Exercise aim. The line containing "plt.rcParams['font.weight'] = 'bold'" marks the end: extract everything from the first line of the data through that line, exactly, with no pictures.

Records provided.

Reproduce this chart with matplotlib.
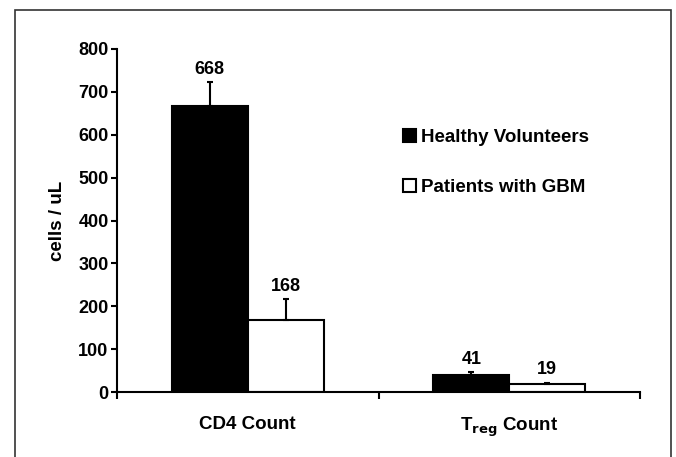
import matplotlib
matplotlib.use('Agg')
import matplotlib.pyplot as plt
import numpy as np
from matplotlib.patches import Rectangle

plt.rcParams['font.family'] = ['Liberation Sans', 'DejaVu Sans']
plt.rcParams['font.weight'] = 'bold'

# counts in cells / uL, with upper error bars
groups = ['CD4 Count', r'T$_{\mathbf{reg}}$ Count']
healthy = [668, 41]
healthy_err = [55, 5]
patients = [168, 19]
patients_err = [49, 3]
series_names = ['Healthy Volunteers', 'Patients with GBM']

fig = plt.figure(figsize=(6.76, 4.57), dpi=100)
ax = fig.add_axes([0.173, 0.142, 0.774, 0.751])

x = np.arange(len(groups))
w = 0.29
lw = 1.5

ax.bar(x - w/2, healthy, w, color='black', edgecolor='black', linewidth=lw,
       label=series_names[0], zorder=2)
ax.bar(x + w/2, patients, w, color='white', edgecolor='black', linewidth=lw,
       label=series_names[1], zorder=2)
ax.errorbar(x - w/2, healthy, yerr=[np.zeros(2), healthy_err], fmt='none',
            ecolor='black', elinewidth=lw, capsize=2.5, capthick=lw, zorder=3)
ax.errorbar(x + w/2, patients, yerr=[np.zeros(2), patients_err], fmt='none',
            ecolor='black', elinewidth=lw, capsize=2.5, capthick=lw, zorder=3)

# value labels above the error bars
for xi, v, e in zip(x - w/2, healthy, healthy_err):
    ax.text(xi, v + e + 10, str(v), ha='center', va='bottom', fontsize=13, fontweight='bold')
for xi, v, e in zip(x + w/2, patients, patients_err):
    ax.text(xi, v + e + 10, str(v), ha='center', va='bottom', fontsize=13, fontweight='bold')

ax.set_xlim(-0.5, 1.5)
ax.set_ylim(0, 800)
ax.set_yticks(np.arange(0, 801, 100))
ax.set_xticks(x)
ax.set_xticklabels(groups, fontsize=13.5, fontweight='bold')
ax.set_xticks([-0.5, 0.5, 1.5], minor=True)
ax.tick_params(axis='x', which='major', length=0, pad=17)
ax.tick_params(axis='x', which='minor', length=5, width=lw, direction='out')
ax.tick_params(axis='y', length=4, width=lw, direction='out', labelsize=13, pad=2)
for lab in ax.get_yticklabels():
    lab.set_fontweight('bold')

for s in ['top', 'right']:
    ax.spines[s].set_visible(False)
for s in ['left', 'bottom']:
    ax.spines[s].set_linewidth(lw)

ax.set_ylabel('cells / uL', fontsize=13.5, fontweight='bold', labelpad=9)

ax.legend(loc='upper left', bbox_to_anchor=(0.515, 0.815), frameon=False,
          handlelength=0.7, handleheight=0.7, handletextpad=0.25,
          labelspacing=1.75, prop={'weight': 'bold', 'size': 13.5})

# frame around the whole figure
fig.patches.append(Rectangle((0.022, -0.05), 0.970, 1.028, transform=fig.transFigure,
                             fill=False, edgecolor='#333333', linewidth=1.2))

fig.savefig('out.png', dpi=100)
plt.close()
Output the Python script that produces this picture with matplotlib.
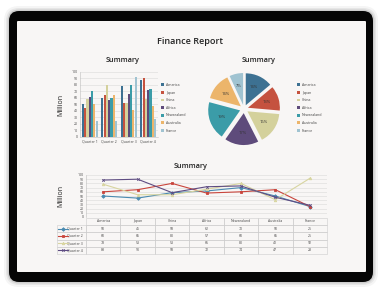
import matplotlib
matplotlib.use("Agg")
import matplotlib.pyplot as plt
from matplotlib.patches import FancyBboxPatch
import numpy as np

# data
countries = ["America", "Japan", "China", "Africa", "Newzealand", "Australia", "France"]
quarters = ["Quarter 1", "Quarter 2", "Quarter 3", "Quarter 4"]
q1 = [50, 45, 58, 62, 70, 50, 25]
q2 = [60, 65, 80, 57, 60, 65, 25]
q3 = [78, 53, 53, 66, 80, 41, 92]
q4 = [88, 90, 58, 72, 74, 47, 28]
pie_values = q1
y_ticks = list(range(0, 101, 10))

# styles
country_colors = ["#3d7192", "#c5523f", "#d4d19c", "#5e4b7b", "#3b9ca8", "#ecb56b", "#a0c3d1"]
quarter_colors = ["#4a8ab0", "#c9453c", "#d8d5a0", "#5e4c82"]
quarter_markers = ["D", "s", "^", "x"]
grid_c = "#dadada"
text_c = "#444444"

plt.rcParams["font.family"] = ["Open Sans", "DejaVu Sans"]

W, H = 391, 299
fig = plt.figure(figsize=(W / 100, H / 100), dpi=100)
fig.patch.set_facecolor("white")


def px(x, y, w, h):
    # pixel box (top-left origin) -> figure fraction
    return [x / W, 1 - (y + h) / H, w / W, h / H]


# tablet frame in pixel coordinates
bg = fig.add_axes([0, 0, 1, 1])
bg.set_xlim(0, W)
bg.set_ylim(H, 0)
bg.axis("off")
for grow, a in [(5, 0.04), (3, 0.06), (1.5, 0.1)]:
    bg.add_patch(FancyBboxPatch((9 - grow, 11 - grow), 364 + 2 * grow, 271 + 2 * grow,
                                boxstyle="round,pad=0,rounding_size=%g" % (10 + grow),
                                fc="#000000", ec="none", alpha=a))
bg.add_patch(FancyBboxPatch((9, 11), 364, 271, boxstyle="round,pad=0,rounding_size=10",
                            fc="#050505", ec="none"))
bg.add_patch(FancyBboxPatch((17, 21), 349, 251, boxstyle="round,pad=0,rounding_size=1",
                            fc="#f8f6f5", ec="none"))

fig.text(190 / W, 1 - 41 / H, "Finance Report", ha="center", va="center",
         fontsize=6.5, weight="semibold", color="#222222")
for tx, ty in [(123, 61), (259, 61), (191, 166)]:
    fig.text(tx / W, 1 - ty / H, "Summary", ha="center", va="center",
             fontsize=5.2, weight="semibold", color="#222222")


def style_axis(ax):
    ax.set_facecolor("none")
    ax.set_ylim(0, 100)
    ax.set_yticks(y_ticks)
    ax.grid(axis="y", color=grid_c, lw=0.4)
    ax.set_axisbelow(True)
    for s in ["top", "right", "bottom"]:
        ax.spines[s].set_visible(False)
    ax.spines["left"].set_color("#bdbdbd")
    ax.spines["left"].set_linewidth(0.4)
    ax.tick_params(labelsize=2.5, length=0, colors=text_c, pad=1.8)


# bar chart
axb = fig.add_axes(px(80, 72, 78, 65))
data = np.array([q1, q2, q3, q4])
xq = np.arange(len(quarters))
bw = 0.118
for i, c in enumerate(countries):
    axb.bar(xq + (i - 3) * bw, data[:, i], width=bw * 0.92, color=country_colors[i],
            label=c, zorder=3)
style_axis(axb)
axb.set_xlim(-0.5, 3.5)
axb.set_xticks(xq, quarters)
axb.spines["bottom"].set_visible(True)
axb.spines["bottom"].set_color("#bdbdbd")
axb.spines["bottom"].set_linewidth(0.4)
axb.set_ylabel("Million", fontsize=5, color="#222222")
axb.yaxis.set_label_coords(-0.205, 0.5)
axb.legend(loc="upper left", bbox_to_anchor=(161 / W, 1 - 83 / H), bbox_transform=fig.transFigure,
           frameon=False, fontsize=2.6, handlelength=0.8, handleheight=0.8,
           handletextpad=0.6, labelspacing=1.0, borderpad=0, borderaxespad=0,
           labelcolor=text_c)

# pie chart
axp = fig.add_axes(px(207, 72, 74, 74))
wedges, texts, autotexts = axp.pie(
    pie_values, colors=country_colors, startangle=90, counterclock=False,
    explode=[0.13] * len(pie_values), autopct=lambda p: "%d%%" % int(p + 0.5),
    pctdistance=0.62, textprops=dict(fontsize=3, color="#333333"),
    wedgeprops=dict(lw=0))
axp.set_xlim(-1.16, 1.16)
axp.set_ylim(-1.16, 1.16)
axp.set_aspect("equal")
axp.legend(wedges, countries, loc="upper left", bbox_to_anchor=(297 / W, 1 - 83 / H),
           bbox_transform=fig.transFigure, frameon=False, fontsize=2.6,
           handlelength=0.8, handleheight=0.8, handletextpad=0.6, labelspacing=1.0,
           borderpad=0, borderaxespad=0, labelcolor=text_c)

# line chart with data table
axl = fig.add_axes(px(86, 175, 241, 42))
xs = np.arange(len(countries))
series = [q1, q2, q3, q4]
for vals, col, mk in zip(series, quarter_colors, quarter_markers):
    axl.plot(xs, vals, color=col, lw=0.8, marker=mk, ms=1.8, mew=0.6, zorder=3)
style_axis(axl)
axl.set_xlim(-0.5, len(countries) - 0.5)
axl.set_xticks([])
axl.set_ylabel("Million", fontsize=5, color="#222222")
axl.yaxis.set_label_coords(-0.091, 0.5)

cell_text = [[str(v) for v in row] for row in series]
tb_top, tb_h, rl_w = -0.02, 0.86, 0.12
# bbox covers the data columns; the row label column hangs off to the left
tbl = axl.table(cellText=cell_text, colLabels=countries,
                colWidths=[1 / len(countries)] * len(countries),
                cellLoc="center", bbox=[0, tb_top - tb_h, 1, tb_h])
cell_h = tbl[1, 0].get_height()
for r, q in enumerate(quarters):
    tbl.add_cell(r + 1, -1, width=rl_w, height=cell_h, text=q, loc="right")
tbl.auto_set_font_size(False)
tbl.set_fontsize(2.5)
for cell in tbl.get_celld().values():
    cell.set_edgecolor("#cccccc")
    cell.set_linewidth(0.4)
    cell.set_facecolor("none")
    cell.get_text().set_color(text_c)

# legend keys drawn inside the row label cells
row_h = tb_h / (len(series) + 1)
for r, (col, mk) in enumerate(zip(quarter_colors, quarter_markers)):
    yk = tb_top - row_h * (r + 1.5)
    axl.plot([-0.116, -0.075], [yk, yk], transform=axl.transAxes, clip_on=False,
             color=col, lw=0.8)
    axl.plot([-0.0955], [yk], transform=axl.transAxes, clip_on=False,
             color=col, marker=mk, ms=1.8, mew=0.6)

fig.savefig("out.png", dpi=100)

Worked answer.
Reproduce this chart with matplotlib.
import matplotlib
matplotlib.use('Agg')
import matplotlib.pyplot as plt
import numpy as np
from matplotlib.patches import Rectangle

plt.rcParams['font.family'] = ['Liberation Sans', 'DejaVu Sans']
plt.rcParams['font.weight'] = 'bold'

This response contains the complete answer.